DIRECTIONS FOR THIS TASK
Provide an exact copy of the data, excluding the images.

>>

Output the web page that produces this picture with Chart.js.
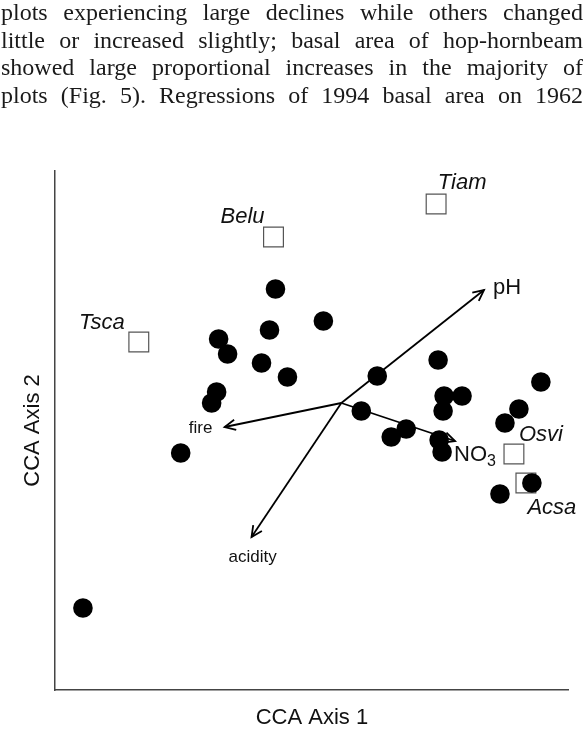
<!DOCTYPE html>
<html>
<head>
<meta charset="utf-8">
<script src="https://cdn.jsdelivr.net/npm/chart.js@4.4.1/dist/chart.umd.min.js"></script>
<style>
  html, body { margin: 0; padding: 0; background: #fff; }
  body { width: 584px; height: 729px; position: relative; overflow: hidden; }
  #texto {
    position: absolute; left: 1px; top: -1px; width: 582px; z-index: 2;
    font-family: "Liberation Serif", "Times New Roman", serif;
    font-size: 24px; line-height: 27.5px; color: #1a1a1a;
  }
  #texto div { text-align: justify; text-align-last: justify; white-space: nowrap; }
  #grafica { position: absolute; left: 0; top: 0; }
</style>
</head>
<body>
<div id="texto">
  <div>plots experiencing large declines while others changed</div>
  <div>little or increased slightly; basal area of hop-hornbeam</div>
  <div>showed large proportional increases in the majority of</div>
  <div>plots (Fig. 5). Regressions of 1994 basal area on 1962</div>
</div>
<canvas id="grafica" width="584" height="729"></canvas>
<script>
// plot (site) scores
var plotX = [-0.66, -0.18, -0.72, -1.23, -1.14, -0.80, -0.54, -1.25, -1.30, -1.61,
             0.97, 0.36, 2.00, 1.03, 1.21, 1.02, 0.20, 1.78, 1.64, 0.65,
             0.50, 0.98, 1.01, 1.91, 1.59, -2.59];
var plotY = [1.14, 0.82, 0.73, 0.64, 0.49, 0.40, 0.26, 0.11, 0.00, -0.50,
             0.43, 0.27, 0.21, 0.07, 0.07, -0.08, -0.08, -0.06, -0.20, -0.26,
             -0.34, -0.37, -0.49, -0.80, -0.91, -2.05];

// species scores
var species = ["Tiam", "Belu", "Tsca", "Osvi", "Acsa"];
var speciesX = [0.95, -0.68, -2.03, 1.73, 1.85];
var speciesY = [1.99, 1.66, 0.61, -0.51, -0.80];

// environmental vectors (from origin)
var vectors = ["pH", "fire", "acidity", "NO3"];
var vectorX = [1.43, -1.17, -0.90, 1.14];
var vectorY = [1.13, -0.24, -1.34, -0.38];

// label placement (pixels from the mark)
var labelOffsets = {
    Tiam: [26, -21], Belu: [-31, -20], Tsca: [-37, -19], Osvi: [27, -19], Acsa: [26, 25],
    pH: [23, -2], fire: [-24, 1], acidity: [1, 20], NO3: [-1, 14]
};

function puntos(xs, ys) {
    return xs.map(function(x, i) { return {x: x, y: ys[i]}; });
}

var datasets = [];

// dots on top
datasets.push({
    data: puntos(plotX, plotY),
    pointStyle: 'circle',
    pointRadius: 9.8,
    backgroundColor: '#000',
    borderWidth: 0
});

// species squares
datasets.push({
    data: puntos(speciesX, speciesY),
    pointStyle: 'rect',
    pointRadius: 14,
    backgroundColor: '#fff',
    borderColor: '#555',
    borderWidth: 1.2
});

// vectors
vectors.forEach(function(name, i) {
    datasets.push({
        label: name,
        isVector: true,
        data: [{x: 0, y: 0}, {x: vectorX[i], y: vectorY[i]}],
        showLine: true,
        pointRadius: 0,
        borderColor: '#000',
        borderWidth: 1.8,
        fill: false
    });
});

var biplotPlugin = {
    id: 'biplot',
    afterDatasetDraw: function(chart, args) {
        var ds = chart.data.datasets[args.index];
        if (!ds.isVector) return;
        var ctx = chart.ctx;
        var p0 = args.meta.data[0], p1 = args.meta.data[1];
        var ang = Math.atan2(p1.y - p0.y, p1.x - p0.x);
        var len = 12, abre = 0.45;
        ctx.save();
        ctx.strokeStyle = '#000';
        ctx.lineWidth = 1.8;
        ctx.beginPath();
        ctx.moveTo(p1.x - len * Math.cos(ang - abre), p1.y - len * Math.sin(ang - abre));
        ctx.lineTo(p1.x, p1.y);
        ctx.lineTo(p1.x - len * Math.cos(ang + abre), p1.y - len * Math.sin(ang + abre));
        ctx.stroke();
        ctx.restore();
    },
    afterDatasetsDraw: function(chart) {
        var ctx = chart.ctx;
        ctx.save();
        ctx.fillStyle = '#111';
        ctx.textBaseline = 'middle';
        ctx.textAlign = 'center';

        // species names
        ctx.font = 'italic 22px "Liberation Sans", Arial, sans-serif';
        var sq = chart.getDatasetMeta(1).data;
        species.forEach(function(name, i) {
            var off = labelOffsets[name];
            ctx.fillText(name, sq[i].x + off[0], sq[i].y + off[1]);
        });

        // vector names
        vectors.forEach(function(name, i) {
            var tip = chart.getDatasetMeta(2 + i).data[1];
            var off = labelOffsets[name];
            var x = tip.x + off[0], y = tip.y + off[1];
            if (name == 'NO3') {
                ctx.textAlign = 'left';
                ctx.font = '22px "Liberation Sans", Arial, sans-serif';
                ctx.fillText('NO', x, y);
                var w = ctx.measureText('NO').width;
                ctx.font = '16px "Liberation Sans", Arial, sans-serif';
                ctx.fillText('3', x + w, y + 7);
                ctx.textAlign = 'center';
            } else if (name == 'pH') {
                ctx.font = '22px "Liberation Sans", Arial, sans-serif';
                ctx.fillText(name, x, y);
            } else {
                ctx.font = '17px "Liberation Sans", Arial, sans-serif';
                ctx.fillText(name, x, y);
            }
        });
        ctx.restore();
    }
};

var ctx = document.getElementById('grafica').getContext('2d');
var grafica = new Chart(ctx, {
    type: 'scatter',
    data: { datasets: datasets },
    plugins: [biplotPlugin],
    options: {
        responsive: false,
        animation: false,
        layout: { padding: { left: 0, top: 171, right: 14, bottom: 0 } },
        plugins: {
            legend: { display: false },
            tooltip: { enabled: false }
        },
        scales: {
            x: {
                type: 'linear',
                min: -2.87,
                max: 2.28,
                ticks: { display: false },
                grid: { display: false, drawTicks: false },
                border: { color: '#444', width: 1.5 },
                title: {
                    display: true,
                    text: 'CCA Axis 1',
                    color: '#111',
                    font: { family: '"Liberation Sans", Arial, sans-serif', size: 22, lineHeight: 1 },
                    padding: { top: 0, bottom: 0 }
                },
                afterFit: function(scale) { scale.height = 39; }
            },
            y: {
                type: 'linear',
                min: -2.87,
                max: 2.32,
                ticks: { display: false },
                grid: { display: false, drawTicks: false },
                border: { color: '#444', width: 1.5 },
                title: {
                    display: true,
                    text: 'CCA Axis 2',
                    color: '#111',
                    font: { family: '"Liberation Sans", Arial, sans-serif', size: 22, lineHeight: 1 },
                    padding: { top: 22, bottom: 0 }
                },
                afterFit: function(scale) { scale.width = 55; }
            }
        }
    }
});
</script>
</body>
</html>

<<

EXERCISE RESPONSE
Output the web page that produces this picture with Chart.js.
<!DOCTYPE html>
<html>
<head>
<meta charset="utf-8">
<script src="https://cdn.jsdelivr.net/npm/chart.js@4.4.1/dist/chart.umd.min.js"></script>
<style>
  html, body { margin: 0; padding: 0; background: #fff; }
  body { width: 584px; height: 729px; position: relative; overflow: hidden; }
  #texto {
    position: absolute; left: 1px; top: -1px; width: 582px; z-index: 2;
    font-family: "Liberation Serif", "Times New Roman", serif;
    font-size: 24px; line-height: 27.5px; color: #1a1a1a;
  }
  #texto div { text-align: justify; text-align-last: justify; white-space: nowrap; }
  #grafica { position: absolute; left: 0; top: 0; }
</style>
</head>
<body>
<div id="texto">
  <div>plots experiencing large declines while others changed</div>
  <div>little or increased slightly; basal area of hop-hornbeam</div>
  <div>showed large proportional increases in the majority of</div>
  <div>plots (Fig. 5). Regressions of 1994 basal area on 1962</div>
</div>
<canvas id="grafica" width="584" height="729"></canvas>
<script>
// plot (site) scores
var plotX = [-0.66, -0.18, -0.72, -1.23, -1.14, -0.80, -0.54, -1.25, -1.30, -1.61,
             0.97, 0.36, 2.00, 1.03, 1.21, 1.02, 0.20, 1.78, 1.64, 0.65,
             0.50, 0.98, 1.01, 1.91, 1.59, -2.59];
var plotY = [1.14, 0.82, 0.73, 0.64, 0.49, 0.40, 0.26, 0.11, 0.00, -0.50,
             0.43, 0.27, 0.21, 0.07, 0.07, -0.08, -0.08, -0.06, -0.20, -0.26,
             -0.34, -0.37, -0.49, -0.80, -0.91, -2.05];

// species scores
var species = ["Tiam", "Belu", "Tsca", "Osvi", "Acsa"];
var speciesX = [0.95, -0.68, -2.03, 1.73, 1.85];
var speciesY = [1.99, 1.66, 0.61, -0.51, -0.80];

// environmental vectors (from origin)
var vectors = ["pH", "fire", "acidity", "NO3"];
var vectorX = [1.43, -1.17, -0.90, 1.14];
var vectorY = [1.13, -0.24, -1.34, -0.38];

// label placement (pixels from the mark)
var labelOffsets = {
    Tiam: [26, -21], Belu: [-31, -20], Tsca: [-37, -19], Osvi: [27, -19], Acsa: [26, 25],
    pH: [23, -2], fire: [-24, 1], acidity: [1, 20], NO3: [-1, 14]
};

function puntos(xs, ys) {
    return xs.map(function(x, i) { return {x: x, y: ys[i]}; });
}

var datasets = [];

// dots on top
datasets.push({
    data: puntos(plotX, plotY),
    pointStyle: 'circle',
    pointRadius: 9.8,
    backgroundColor: '#000',
    borderWidth: 0
});

// species squares
datasets.push({
    data: puntos(speciesX, speciesY),
    pointStyle: 'rect',
    pointRadius: 14,
    backgroundColor: '#fff',
    borderColor: '#555',
    borderWidth: 1.2
});

// vectors
vectors.forEach(function(name, i) {
    datasets.push({
        label: name,
        isVector: true,
        data: [{x: 0, y: 0}, {x: vectorX[i], y: vectorY[i]}],
        showLine: true,
        pointRadius: 0,
        borderColor: '#000',
        borderWidth: 1.8,
        fill: false
    });
});

var biplotPlugin = {
    id: 'biplot',
    afterDatasetDraw: function(chart, args) {
        var ds = chart.data.datasets[args.index];
        if (!ds.isVector) return;
        var ctx = chart.ctx;
        var p0 = args.meta.data[0], p1 = args.meta.data[1];
        var ang = Math.atan2(p1.y - p0.y, p1.x - p0.x);
        var len = 12, abre = 0.45;
        ctx.save();
        ctx.strokeStyle = '#000';
        ctx.lineWidth = 1.8;
        ctx.beginPath();
        ctx.moveTo(p1.x - len * Math.cos(ang - abre), p1.y - len * Math.sin(ang - abre));
        ctx.lineTo(p1.x, p1.y);
        ctx.lineTo(p1.x - len * Math.cos(ang + abre), p1.y - len * Math.sin(ang + abre));
        ctx.stroke();
        ctx.restore();
    },
    afterDatasetsDraw: function(chart) {
        var ctx = chart.ctx;
        ctx.save();
        ctx.fillStyle = '#111';
        ctx.textBaseline = 'middle';
        ctx.textAlign = 'center';

        // species names
        ctx.font = 'italic 22px "Liberation Sans", Arial, sans-serif';
        var sq = chart.getDatasetMeta(1).data;
        species.forEach(function(name, i) {
            var off = labelOffsets[name];
            ctx.fillText(name, sq[i].x + off[0], sq[i].y + off[1]);
        });

        // vector names
        vectors.forEach(function(name, i) {
            var tip = chart.getDatasetMeta(2 + i).data[1];
            var off = labelOffsets[name];
            var x = tip.x + off[0], y = tip.y + off[1];
            if (name == 'NO3') {
                ctx.textAlign = 'left';
                ctx.font = '22px "Liberation Sans", Arial, sans-serif';
                ctx.fillText('NO', x, y);
                var w = ctx.measureText('NO').width;
                ctx.font = '16px "Liberation Sans", Arial, sans-serif';
                ctx.fillText('3', x + w, y + 7);
                ctx.textAlign = 'center';
            } else if (name == 'pH') {
                ctx.font = '22px "Liberation Sans", Arial, sans-serif';
                ctx.fillText(name, x, y);
            } else {
                ctx.font = '17px "Liberation Sans", Arial, sans-serif';
                ctx.fillText(name, x, y);
            }
        });
        ctx.restore();
    }
};

var ctx = document.getElementById('grafica').getContext('2d');
var grafica = new Chart(ctx, {
    type: 'scatter',
    data: { datasets: datasets },
    plugins: [biplotPlugin],
    options: {
        responsive: false,
        animation: false,
        layout: { padding: { left: 0, top: 171, right: 14, bottom: 0 } },
        plugins: {
            legend: { display: false },
            tooltip: { enabled: false }
        },
        scales: {
            x: {
                type: 'linear',
                min: -2.87,
                max: 2.28,
                ticks: { display: false },
                grid: { display: false, drawTicks: false },
                border: { color: '#444', width: 1.5 },
                title: {
                    display: true,
                    text: 'CCA Axis 1',
                    color: '#111',
                    font: { family: '"Liberation Sans", Arial, sans-serif', size: 22, lineHeight: 1 },
                    padding: { top: 0, bottom: 0 }
                },
                afterFit: function(scale) { scale.height = 39; }
            },
            y: {
                type: 'linear',
                min: -2.87,
                max: 2.32,
                ticks: { display: false },
                grid: { display: false, drawTicks: false },
                border: { color: '#444', width: 1.5 },
                title: {
                    display: true,
                    text: 'CCA Axis 2',
                    color: '#111',
                    font: { family: '"Liberation Sans", Arial, sans-serif', size: 22, lineHeight: 1 },
                    padding: { top: 22, bottom: 0 }
                },
                afterFit: function(scale) { scale.width = 55; }
            }
        }
    }
});
</script>
</body>
</html>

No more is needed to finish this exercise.